Sibelius Academy in Finland and d&b
The Helsinki Music Centre (HMC) is a typically stylish and striking piece of Finnish architecture. A combination of concert performance venue and educational hub for all forms of music, the HMC embeds the ethos of developing musical culture and places at the heart of Finland’s capital city. While the main concert hall provides the focus and gravitas, it is the Sibelius Academy nestling within the walls of the HMC that provides the fertile ground for Finland’s musical future.
A bustling centre filled with ambitious young musicians, the Academy houses four concert halls as well as a host of ancillary hi-tech facilities; seven audio recording studios, three edit studios, two studio playing/performing spaces and two vision control rooms: as the cliché would have it, Sibelius Academy is state of the art.
As with the entire HMC development, the technical facilities in the Academy were specified and overseen by leading Finnish consultants Akukon.
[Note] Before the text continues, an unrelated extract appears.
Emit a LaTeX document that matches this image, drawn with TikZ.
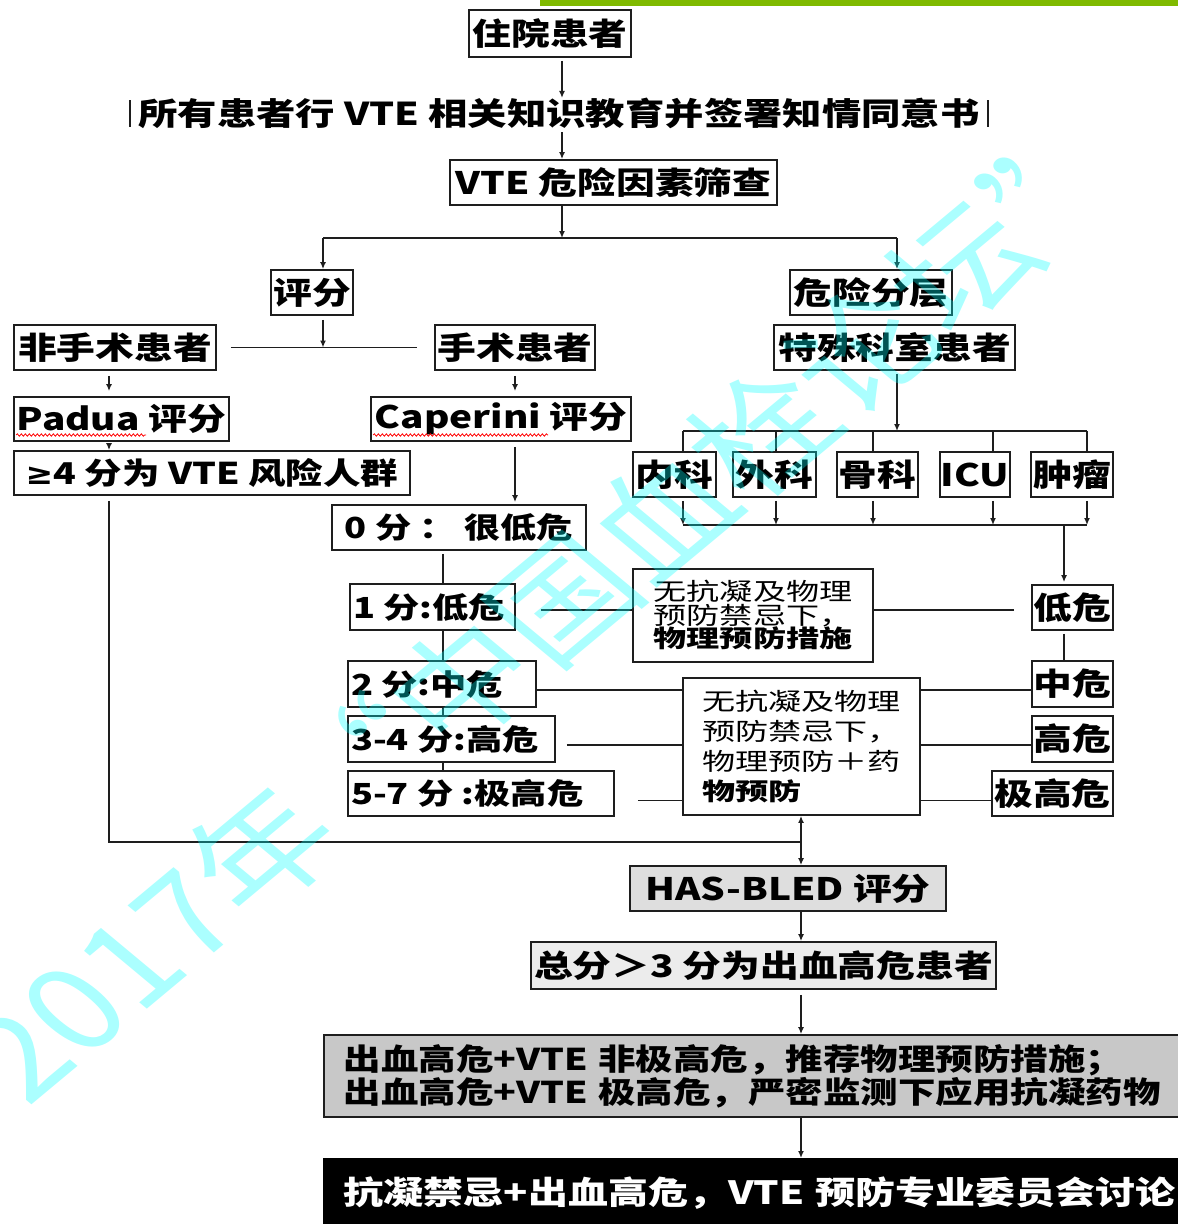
\documentclass[tikz,border=0pt]{standalone}
\usepackage{fontspec}
\newfontfamily\cjk[FakeStretch=1.25]{Noto Sans CJK SC}
\newfontfamily\cjkw[FakeStretch=1.38]{Noto Sans CJK SC}
\newfontfamily\dvs[FakeStretch=1.1]{DejaVu Sans}
\newfontfamily\wmfont{Noto Sans CJK SC}
\usetikzlibrary{arrows.meta,decorations.pathmorphing,calc}
\definecolor{ln}{HTML}{1E1E1E}
\definecolor{barg}{RGB}{127,186,0}
\definecolor{hasg}{RGB}{222,222,222}
\definecolor{totg}{RGB}{236,236,236}
\definecolor{recg}{RGB}{200,200,200}
\definecolor{wmc}{RGB}{0,255,255}
\tikzset{
  box/.style={draw=ln, line width=1.8pt, fill=white, inner sep=0pt, text=black,
    font=\cjk\bfseries\fontsize{31}{36}\selectfont},
  rowbox/.style={box, inner xsep=3pt, font=\cjk\bfseries\fontsize{29}{34}\selectfont},
  note/.style={draw=ln, line width=1.8pt, fill=white, inner sep=0pt, text=black, align=left},
  conn/.style={draw=ln, line width=1.8pt},
  arr/.style={conn, -{Latex[length=7pt,width=6pt]}},
  squig/.style={draw=red, line width=0.8pt, decorate,
    decoration={snake, amplitude=1.2pt, segment length=4pt}},
  wmtext/.style={inner sep=0pt, text=wmc, text opacity=0.33, transform shape,
    font=\wmfont\fontsize{118}{118}\selectfont},
}
\begin{document}
\begin{tikzpicture}[x=1pt, y=-1pt]
\useasboundingbox (0,0) rectangle (1178,1224);
\fill[white] (0,0) rectangle (1178,1224);
\fill[barg] (540,0) rectangle (1178,6);

% helper coordinates
\coordinate (trunk) at (562,0);
\coordinate (sL) at (323,238);
\coordinate (sR) at (897,238);
\coordinate (colL) at (109,0);
\coordinate (colC) at (515,0);
\coordinate (colM) at (443,0);
\coordinate (busT) at (897,431);
\coordinate (busB) at (897,525);
\coordinate (jn) at (801,842);
\coordinate (ax) at (801,0);

% nodes
\node[box, minimum width=162, minimum height=47] (in) at (550,33.5) {住院患者};
\node[inner sep=0pt, minimum width=858, minimum height=27, text=black,
  font=\cjk\bfseries\fontsize{31.5}{34}\selectfont] (edu) at (559,113.5)
  {所有患者行 VTE 相关知识教育并签署知情同意书};
\node[box, minimum width=327, minimum height=45] (screen) at (613.5,182.5) {VTE 危险因素筛查};
\node[box, minimum width=82, minimum height=45] (score) at (312,292.5) {评分};
\node[box, minimum width=162, minimum height=45] (strat) at (871,292.5) {危险分层};
\node[box, minimum width=202, minimum height=45] (nonsurg) at (115,347.5) {非手术患者};
\node[box, minimum width=160, minimum height=45] (surg) at (515,347.5) {手术患者};
\node[box, minimum width=241, minimum height=45] (special) at (894.5,347.5) {特殊科室患者};
\node[box, minimum width=215, minimum height=44] (padua) at (121.5,419) {Padua 评分};
\node[box, minimum width=260, minimum height=44] (caprini) at (501,419) {Caperini 评分};
\node[box, minimum width=396, minimum height=44,
  font=\cjk\bfseries\fontsize{30}{34}\selectfont] (ge4) at (212,473) {{\dvs\bfseries ≥}4 分为 VTE 风险人群};
\node[box, minimum width=83, minimum height=45] (d1) at (674.5,474.5) {内科};
\node[box, minimum width=83, minimum height=45] (d2) at (774.5,474.5) {外科};
\node[box, minimum width=81, minimum height=45] (d3) at (877.5,474.5) {骨科};
\node[box, minimum width=70, minimum height=45] (d4) at (975,474.5) {ICU};
\node[box, minimum width=82, minimum height=45] (d5) at (1072,474.5) {肿瘤};
\node[rowbox, minimum width=254, minimum height=45] (c0) at (459,527.5) {0 分 ： 很低危};
\node[rowbox, minimum height=46] (c1) at (432.5,607) {\makebox[159pt][l]{1 分:低危}};
\node[rowbox, minimum height=46] (c2) at (442,684) {\makebox[182pt][l]{2 分:中危}};
\node[rowbox, minimum height=46] (c3) at (451.5,739) {\makebox[201pt][l]{3-4 分:高危}};
\node[rowbox, minimum height=45] (c4) at (481,793.5) {\makebox[260pt][l]{5-7 分 :极高危}};
\node[note, minimum width=240, minimum height=93,
  font=\cjkw\fontsize{24}{23.5}\selectfont] (boxA) at (753,615.5)
  {无抗凝及物理\\预防禁忌下，\\{\bfseries 物理预防措施}};
\node[note, minimum width=237, minimum height=137,
  font=\cjkw\fontsize{24}{30}\selectfont] (boxB) at (801.5,746.5)
  {无抗凝及物理\\预防禁忌下，\\物理预防＋药\\{\bfseries 物预防}};
\node[box, minimum width=81, minimum height=45] (r1) at (1072.5,607.5) {低危};
\node[box, minimum width=81, minimum height=46] (r2) at (1072.5,684) {中危};
\node[box, minimum width=81, minimum height=46] (r3) at (1072.5,739) {高危};
\node[box, minimum width=121, minimum height=45] (r4) at (1052.5,793.5) {极高危};
\node[box, fill=hasg, minimum width=316, minimum height=45] (has) at (788,888.5) {HAS-BLED 评分};
\node[box, fill=totg, minimum width=465, minimum height=47] (total) at (763.5,965.5) {总分＞3 分为出血高危患者};
\node[box, fill=recg, anchor=west, align=left, text width=850, inner xsep=20pt,
  minimum height=82, font=\cjk\bfseries\fontsize{30}{33}\selectfont] (rec) at (323,1076)
  {出血高危+VTE 非极高危，推荐物理预防措施；\\出血高危+VTE 极高危，严密监测下应用抗凝药物};
\node[box, fill=black, draw=black, text=white, anchor=north west, align=left, text width=900,
  inner xsep=20pt, minimum height=68, font=\cjk\bfseries\fontsize{32}{34}\selectfont] (fin) at (323,1158)
  {抗凝禁忌+出血高危，VTE 预防专业委员会讨论};

% side bars of the education line
\draw[conn] ([yshift=13.5]edu.west) -- ([yshift=-13.5]edu.west);
\draw[conn] ([yshift=13.5]edu.east) -- ([yshift=-13.5]edu.east);

% spell-check squiggles
\draw[squig] ([xshift=3,yshift=-16]padua.west) -- ++(130,0);
\draw[squig] ([xshift=3,yshift=-16]caprini.west) -- ++(175,0);

% connectors
\draw[arr, shorten <=3pt] (in.south -| trunk) -- (edu.north -| trunk);
\draw[arr, shorten <=3pt] (edu.south -| trunk) -- (screen.north -| trunk);
\draw[arr] (screen.south -| trunk) -- (trunk |- sL);
\draw[conn] (sL) -- (sR);
\draw[arr] (sL) -- (sL |- score.north);
\draw[arr] (sR) -- (sR |- strat.north);
\draw[arr, shorten <=4pt] (score.south -| sL) -- (sL |- nonsurg.east);
\draw[conn] ([xshift=14]nonsurg.east) -- ([xshift=-17]surg.west);
\draw[arr, shorten <=5pt, shorten >=5pt] (nonsurg.south -| colL) -- (padua.north -| colL);
\draw[arr, shorten <=5pt, shorten >=5pt] (surg.south -| colC) -- (caprini.north -| colC);
\draw[arr, shorten <=3pt] (padua.south -| colL) -- (ge4.north -| colL);
\draw[arr, shorten <=5pt, shorten >=2pt] (caprini.south -| colC) -- (c0.north -| colC);
\draw[conn, shorten <=3pt] (c0.south -| colM) -- (c1.north -| colM);
\draw[conn] (c1.south -| colM) -- (c2.north -| colM);
\draw[conn] (c2.south -| colM) -- (c3.north -| colM);
\draw[conn] (c3.south -| colM) -- (c4.north -| colM);

% department buses
\draw[arr, shorten <=3pt] (special.south -| busT) -- (busT);
\draw[conn] ([xshift=8.5]d1.north |- busT) -- ([xshift=15]d5.north |- busT);
\draw[conn] ([xshift=8.5]d1.south |- busB) -- ([xshift=15]d5.south |- busB);
\foreach \n/\s in {d1/8.5, d2/1.5, d3/-4.5, d4/18, d5/15} {
  \draw[conn] ([xshift=\s]\n.north) -- ([xshift=\s]\n.north |- busT);
  \draw[arr, shorten <=3pt] ([xshift=\s]\n.south) -- ([xshift=\s]\n.south |- busB);
}
\draw[arr, shorten >=2pt] ([xshift=-8.5]r1.north |- busB) -- ([xshift=-8.5]r1.north);
\draw[conn, shorten <=3pt] ([xshift=-8.5]r1.south) -- ([xshift=-8.5]r2.north);

% risk rows to measures
\draw[conn] ([xshift=25,yshift=-3]c1.east) -- ([yshift=-3]c1.east -| boxA.west);
\draw[conn] ([xshift=-17,yshift=-2.5]r1.west) -- ([yshift=-2.5]r1.west -| boxA.east);
\draw[conn] ([yshift=-6]c2.east) -- ([yshift=-6]c2.east -| boxB.west);
\draw[conn] ([xshift=11,yshift=-6]c3.east) -- ([yshift=-6]c3.east -| boxB.west);
\draw[conn] ([xshift=23,yshift=-7]c4.east) -- ([yshift=-7]c4.east -| boxB.west);
\draw[conn] ([yshift=-6]r2.west) -- ([yshift=-6]r2.west -| boxB.east);
\draw[conn] ([yshift=-6]r3.west) -- ([yshift=-6]r3.west -| boxB.east);
\draw[conn] ([yshift=-7]r4.west) -- ([yshift=-7]r4.west -| boxB.east);

% lower trunk
\draw[conn] ($(ge4.south -| colL)+(0,5)$) |- (jn);
\draw[arr] (jn) -- (boxB.south -| jn);
\draw[arr] (jn) -- (has.north -| jn);
\draw[arr] (has.south -| ax) -- (total.north -| ax);
\draw[arr, shorten <=5pt] (total.south -| ax) -- (rec.north -| ax);
\draw[arr] (rec.south -| ax) -- (fin.north -| ax);

% watermark
\begin{scope}[shift={(350,840)}, xscale=1.2, rotate=45]
  \node[wmtext, anchor=base east] (wm1) at (0,0) {2017年};
  \node[wmtext, anchor=base west] (wm2) at (0,0) {“中国血栓论坛”};
\end{scope}
\end{tikzpicture}
\end{document}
Four concert venues, comprising three halls and one public area, are equipped with d&b audiotechnik loudspeaker systems supplied by the local distributor msonic and installed by Electro Waves. The three halls are similar in size and design though each has its own specific needs as Ari Lepoluoto who led the project for Akukon describes, “Technically the Sibelius Halls are essentially the same and the d&b T-Series loudspeakers perfectly meet the criteria for these rooms. The first Camerata is for Chamber Music; here we have put a variable acoustic system in so the room can be adjusted between very dry to a light reverb.” The very low noise floor of d&b loudspeaker systems was an important consideration for Akukon, “We also valued the accuracy of the d&b technical specifications when modelling the installation; knowing the loudspeakers will perform precisely to the published data makes our job much easier.”
The other two rooms in the Sibelius Academy are the Black Box theatre and Sonore, which is a room for musical theatre. Black Box is as its name suggests, intended for more theatrical performances though it lends to multifunctionality, hence its needs differ beyond the reach of the T-Series. “This room currently is often used for amplified electronic music; besides the T-Series it has a d&b J-INFRA flown beneath the lighting grid.” Finally Sonore is almost identical to Black Box in size, functionality and acoustic, and the stage has a variable orchestra pit. “This room is intended more specifically for musical theatre, though of course it can be used in many other ways.” The public concert area is an informal space, effectively a large lobby and restaurant, that gives access to all the Sibelius venues and, here a d&b Q-Series system has been installed comprising Q7s and Q-SUBs. There is a fourth concert hall at Sibelius Academy, The Organo Hall that is for organ recital and has three installed organs and requires no sound reinforcement.
Tero Hölttä who managed the project for msonic, concluded “The Helsinki Music Centre has been one of two major Akukon projects in the centre of Helsinki where we have supplied and installed d&b audiotechnik systems in the last twelve months; the other being the renovation of the Swedish Theatre just a few blocks away which reopened in February 2012. The Sibelius Academy was technically challenging in terms of precision, but Akukon are very experienced. It is a fantastic facility for the city and the people of Finland.”